Member of the National Assembly of Pakistan
- In office 1 June 2013 – 31 May 2018
- Constituency: NA-58 (Attock)

Member of the Provincial Assembly of the Punjab
- Incumbent
- Assumed office 24 February 2024
- Constituency: PP-5 (Attock-V)
- In office 2008–2013
- Constituency: PP-19 (Attock-V)

Personal details
- Born: 1 September 1953 (age 72)
- Party: PMLN (2008-present)

= Malik Aitbar Khan =

Pakistani politician (born 1953)

Malik Aitbar Khan (born 1 September 1953) is a Pakistani politician who is Member of Punjab Assembly since March 2024. Previously he had been a member of the National Assembly of Pakistan, from June 2013 to May 2018. Previously, he had been a member of the Provincial Assembly of the Punjab from 2008 to 2013.

==Early life and education==

He was born on 1 September 1953 in Rawalpindi.

He received early education from St. Anthony High School, Lahore and St. Mary's School, Rawalpindi. He graduated from Forman Christian College and earned a Bachelor of Arts degree.

==Political career==
Khan was elected to the Provincial Assembly of the Punjab as a candidate of Pakistan Muslim League (Q) (PML-Q) from Constituency PP-19 (Attock-V) in the 2008 Pakistani general election.

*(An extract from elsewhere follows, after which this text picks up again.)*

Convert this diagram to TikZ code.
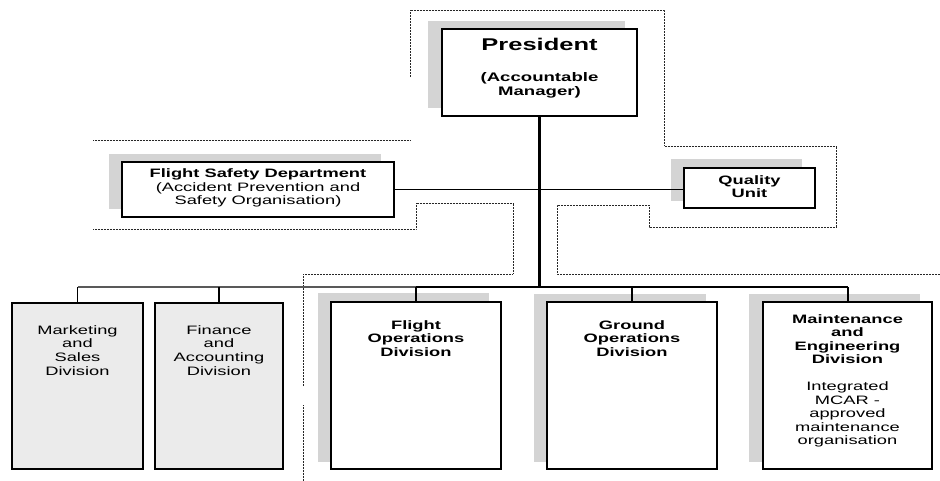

He received 41,003 votes and defeated a candidate of Pakistan Muslim League (N) (PML-N).

He was elected to the National Assembly of Pakistan as a candidate of PML-N from Constituency NA-58 (Attock-II) in the 2013 Pakistani general election. He received 85,244 votes and defeated a candidate of Pakistan Tehreek-e-Insaf.